Zoom in: It's an especially tricky moment for middle managers, who are struggling to trust workers at a time when they're not always right in front of the boss' face.
- Like sandwich generation adults squeezed between caring for aging parents and young kids, the middle managers are wedged between demanding executives and the workers under them whom they want to keep happy — and productive.
- Everyone is also paying a "coordination tax," the extra time spent just figuring out where colleagues are and how to reach them.
It's a situation that breeds burnout and anxiety, fueling distrust that comes to a head in the summer.
- In the worst case scenario you wind up with monitoring software and strict return to office ultimatums that push some people out of the workforce.
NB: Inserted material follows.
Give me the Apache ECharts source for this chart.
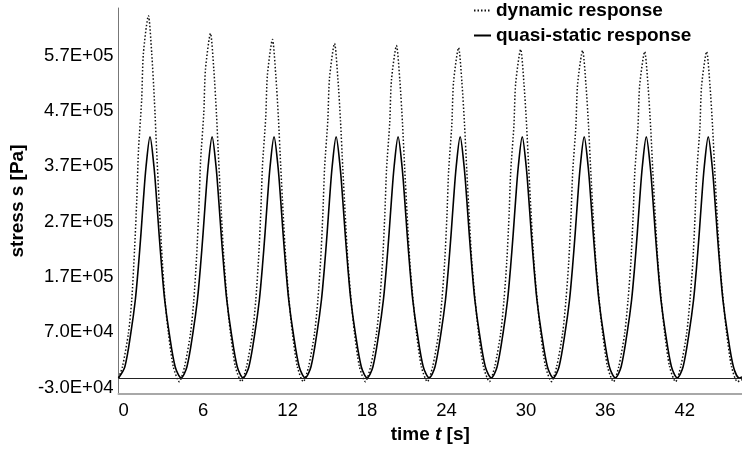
<!DOCTYPE html>
<html>
<head>
<meta charset="utf-8">
<script src="https://cdn.jsdelivr.net/npm/echarts@6/dist/echarts.min.js"></script>
<style>
html,body{margin:0;padding:0;background:#fff;}
#chart{width:742px;height:452px;}
</style>
</head>
<body>
<div id="chart"></div>
<script>
// ---- data ----
const xTickStep = 6;
const yTickValues = [-30000, 70000, 170000, 270000, 370000, 470000, 570000];
const seriesNames = ['dynamic response', 'quasi-static response'];

const quasiTime = [
  0, 0.48, 0.93, 1.27, 1.50, 1.70, 1.88, 2.08, 2.38, 2.68, 2.88, 3.06, 3.26, 3.49, 3.83, 4.28,
  4.73, 5.17, 5.62, 5.96, 6.19, 6.39, 6.57, 6.77, 7.07, 7.37, 7.57, 7.75, 7.95, 8.18, 8.52, 8.97,
  9.41, 9.85, 10.30, 10.64, 10.87, 11.07, 11.25, 11.45, 11.75, 12.05, 12.25, 12.43, 12.63, 12.86, 13.20, 13.65,
  14.10, 14.54, 14.99, 15.33, 15.56, 15.76, 15.94, 16.14, 16.44, 16.74, 16.94, 17.12, 17.32, 17.55, 17.89, 18.34,
  18.78, 19.22, 19.67, 20.01, 20.24, 20.44, 20.62, 20.82, 21.12, 21.42, 21.62, 21.80, 22.00, 22.23, 22.57, 23.02,
  23.47, 23.91, 24.36, 24.70, 24.93, 25.13, 25.31, 25.51, 25.81, 26.11, 26.31, 26.49, 26.69, 26.92, 27.26, 27.71,
  28.16, 28.60, 29.05, 29.39, 29.62, 29.82, 30.00, 30.20, 30.50, 30.80, 31.00, 31.18, 31.38, 31.61, 31.95, 32.40,
  32.84, 33.28, 33.73, 34.07, 34.30, 34.50, 34.68, 34.88, 35.18, 35.48, 35.68, 35.86, 36.06, 36.29, 36.63, 37.08,
  37.53, 37.97, 38.42, 38.76, 38.99, 39.19, 39.37, 39.57, 39.87, 40.17, 40.37, 40.55, 40.75, 40.98, 41.32, 41.77,
  42.21, 42.65, 43.10, 43.44, 43.67, 43.87, 44.05, 44.25, 44.55, 44.85, 45.05, 45.23, 45.43, 45.66, 46.00, 46.45,
  46.89, 47.1
];
const quasiStress = [
  -30000, -9600, 51000, 111000, 171000, 232000, 292000, 352000, 406000, 352000, 292000, 232000, 171000, 111000, 51000, -9600,
  -30000, -9600, 51000, 111000, 171000, 232000, 292000, 352000, 406000, 352000, 292000, 232000, 171000, 111000, 51000, -9600,
  -30000, -9600, 51000, 111000, 171000, 232000, 292000, 352000, 406000, 352000, 292000, 232000, 171000, 111000, 51000, -9600,
  -30000, -9600, 51000, 111000, 171000, 232000, 292000, 352000, 406000, 352000, 292000, 232000, 171000, 111000, 51000, -9600,
  -30000, -9600, 51000, 111000, 171000, 232000, 292000, 352000, 406000, 352000, 292000, 232000, 171000, 111000, 51000, -9600,
  -30000, -9600, 51000, 111000, 171000, 232000, 292000, 352000, 406000, 352000, 292000, 232000, 171000, 111000, 51000, -9600,
  -30000, -9600, 51000, 111000, 171000, 232000, 292000, 352000, 406000, 352000, 292000, 232000, 171000, 111000, 51000, -9600,
  -30000, -9600, 51000, 111000, 171000, 232000, 292000, 352000, 406000, 352000, 292000, 232000, 171000, 111000, 51000, -9600,
  -30000, -9600, 51000, 111000, 171000, 232000, 292000, 352000, 406000, 352000, 292000, 232000, 171000, 111000, 51000, -9600,
  -30000, -9600, 51000, 111000, 171000, 232000, 292000, 352000, 406000, 352000, 292000, 232000, 171000, 111000, 51000, -9600,
  -30000, -28000
];

const dynamicTime = [
  0,
  0.30, 0.75, 1.00, 1.21, 1.38, 1.51, 1.75, 1.88, 2.26, 2.51, 2.71, 2.88, 3.06, 3.26, 3.51, 3.77, 4.14, 4.59,
  4.99, 5.44, 5.69, 5.90, 6.07, 6.20, 6.44, 6.57, 6.95, 7.20, 7.40, 7.57, 7.75, 7.95, 8.20, 8.46, 8.83, 9.28,
  9.67, 10.12, 10.37, 10.58, 10.75, 10.88, 11.12, 11.25, 11.63, 11.88, 12.08, 12.25, 12.43, 12.63, 12.88, 13.14, 13.51, 13.96,
  14.36, 14.81, 15.06, 15.27, 15.44, 15.57, 15.81, 15.94, 16.32, 16.57, 16.77, 16.94, 17.12, 17.32, 17.57, 17.83, 18.20, 18.65,
  19.04, 19.49, 19.74, 19.95, 20.12, 20.25, 20.49, 20.62, 21.00, 21.25, 21.45, 21.62, 21.80, 22.00, 22.25, 22.51, 22.88, 23.33,
  23.73, 24.18, 24.43, 24.64, 24.81, 24.94, 25.18, 25.31, 25.69, 25.94, 26.14, 26.31, 26.49, 26.69, 26.94, 27.20, 27.57, 28.02,
  28.42, 28.87, 29.12, 29.33, 29.50, 29.63, 29.87, 30.00, 30.38, 30.63, 30.83, 31.00, 31.18, 31.38, 31.63, 31.89, 32.26, 32.71,
  33.10, 33.55, 33.80, 34.01, 34.18, 34.31, 34.55, 34.68, 35.06, 35.31, 35.51, 35.68, 35.86, 36.06, 36.31, 36.57, 36.94, 37.39,
  37.79, 38.24, 38.49, 38.70, 38.87, 39.00, 39.24, 39.37, 39.75, 40.00, 40.20, 40.37, 40.55, 40.75, 41.00, 41.26, 41.63, 42.08,
  42.47, 42.92, 43.17, 43.38, 43.55, 43.68, 43.92, 44.05, 44.43, 44.68, 44.88, 45.05, 45.23, 45.43, 45.68, 45.94, 46.31, 46.76,
  47.1
];
const dynamicStress = [
  -30000,
  -9600, 51000, 111000, 201000, 292000, 382000, 473000, 557000, 625000, 557000, 473000, 382000, 292000, 201000, 111000, 51000, -9600, -36700,
  -9600, 51000, 111000, 190000, 276000, 362000, 448000, 528000, 593000, 528000, 448000, 362000, 276000, 190000, 111000, 51000, -9600, -36700,
  -9600, 51000, 111000, 186000, 271000, 355000, 440000, 518000, 582000, 518000, 440000, 355000, 271000, 186000, 111000, 51000, -9600, -36700,
  -9600, 51000, 111000, 183000, 268000, 351000, 435000, 512000, 575000, 512000, 435000, 351000, 268000, 183000, 111000, 51000, -9600, -36700,
  -9600, 51000, 111000, 182000, 266000, 348000, 432000, 509000, 571000, 509000, 432000, 348000, 266000, 182000, 111000, 51000, -9600, -36700,
  -9600, 51000, 111000, 180000, 263000, 345000, 428000, 505000, 567000, 505000, 428000, 345000, 263000, 180000, 111000, 51000, -9600, -36700,
  -9600, 51000, 111000, 180000, 262000, 344000, 426000, 502000, 564000, 502000, 426000, 344000, 262000, 180000, 111000, 51000, -9600, -36700,
  -9600, 51000, 111000, 179000, 261000, 342000, 425000, 501000, 562000, 501000, 425000, 342000, 261000, 179000, 111000, 51000, -9600, -36700,
  -9600, 51000, 111000, 178000, 260000, 341000, 423000, 499000, 560000, 499000, 423000, 341000, 260000, 178000, 111000, 51000, -9600, -36700,
  -9600, 51000, 111000, 178000, 260000, 341000, 423000, 499000, 560000, 499000, 423000, 341000, 260000, 178000, 111000, 51000, -9600, -36700,
  -33000
];
const baselineValue = -30000;

// ---- chart ----
function zip(a, b) { return a.map((v, i) => [v, b[i]]); }
function sci(v) {
  const parts = v.toExponential(1).split('e');
  const sign = parts[1][0];
  const digits = parts[1].slice(1).padStart(2, '0');
  return parts[0] + 'E' + sign + digits;
}
const FONT = 'Arial, "Liberation Sans", Helvetica, sans-serif';

const chart = echarts.init(document.getElementById('chart'));
chart.setOption({
  animation: false,
  backgroundColor: '#fff',
  textStyle: { fontFamily: FONT, color: '#000' },
  grid: { left: 117, right: 0, top: 8, bottom: 58 },
  legend: {
    orient: 'vertical',
    left: 473,
    top: 1,
    padding: 0,
    itemGap: 6,
    itemWidth: 17,
    itemHeight: 10,
    itemStyle: { color: 'rgba(0,0,0,0)', borderWidth: 0, opacity: 0 },
    textStyle: { fontFamily: FONT, fontSize: 19, fontWeight: 'bold', color: '#000' },
    data: seriesNames
  },
  xAxis: {
    type: 'value',
    min: 0,
    max: 47.1,
    interval: xTickStep,
    name: '{n|time }{i|t}{n| [s]}',
    nameLocation: 'middle',
    nameGap: 31,
    nameTextStyle: {
      rich: {
        n: { fontFamily: FONT, fontSize: 19, fontWeight: 'bold', color: '#000' },
        i: { fontFamily: FONT, fontSize: 19, fontWeight: 'bold', fontStyle: 'italic', color: '#000' }
      }
    },
    axisLine: { show: true, onZero: false, lineStyle: { color: '#a8a8a8', width: 2 } },
    axisTick: { show: false },
    splitLine: { show: false },
    axisLabel: {
      align: 'left',
      margin: 7,
      fontSize: 18.5,
      color: '#000',
      fontFamily: FONT,
      showMaxLabel: false
    }
  },
  yAxis: {
    type: 'value',
    min: -59000,
    max: 639000,
    name: '{n|stress }{i|s}{n| [Pa]}',
    nameLocation: 'middle',
    nameRotate: 90,
    nameGap: 86,
    nameTextStyle: {
      rich: {
        n: { fontFamily: FONT, fontSize: 19, fontWeight: 'bold', color: '#000' },
        i: { fontFamily: FONT, fontSize: 19, fontWeight: 'bold', color: '#000' }
      }
    },
    axisLine: { show: true, onZero: false, lineStyle: { color: '#777', width: 1 } },
    axisTick: { show: false },
    splitLine: { show: false },
    axisLabel: {
      customValues: yTickValues,
      formatter: sci,
      verticalAlign: 'top',
      margin: 5,
      fontSize: 18.5,
      color: '#000',
      fontFamily: FONT
    }
  },
  series: [
    {
      name: seriesNames[0],
      type: 'line',
      data: zip(dynamicTime, dynamicStress),
      showSymbol: false,
      symbol: 'none',
      smooth: 0.25,
      lineStyle: { color: '#111', width: 1.5, type: [1.5, 2] },
      itemStyle: { color: '#111' },
      z: 3
    },
    {
      name: seriesNames[1],
      type: 'line',
      data: zip(quasiTime, quasiStress),
      showSymbol: false,
      symbol: 'none',
      smooth: 0.3,
      lineStyle: { color: '#000', width: 1.6, type: 'solid' },
      itemStyle: { color: '#000' },
      z: 4,
      markLine: {
        silent: true,
        symbol: 'none',
        label: { show: false },
        lineStyle: { color: '#222', width: 1, type: 'solid' },
        data: [{ yAxis: baselineValue }]
      }
    }
  ]
});
</script>
</body>
</html>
The big picture: The hybrid work world is here to stay. Managers need to adapt.
- The solution is actually simple, says Delaney: conversations. Share your summer challenges with your manager. For example, if your kids don't have camp on Fridays, for example, tell the boss you'll be working but at slightly different hours than usual. Ask if that's OK.
- Managers need to be clear about setting expectations, and allowing people flexibility — especially during this fraught season.
Without those conversations, you wind up with workers who take so-called "quiet vacations."
By the numbers: In 2023, 35% of workers age 15 and over worked from home some of the time, per fresh data from the American Time Use Survey from the Bureau of Labor Statistics.
- That's unchanged from 2022 — and down from a peak 40% in 2021.

The bottom line: To make the summer work for workers, talk to them, set expectations and establish trust.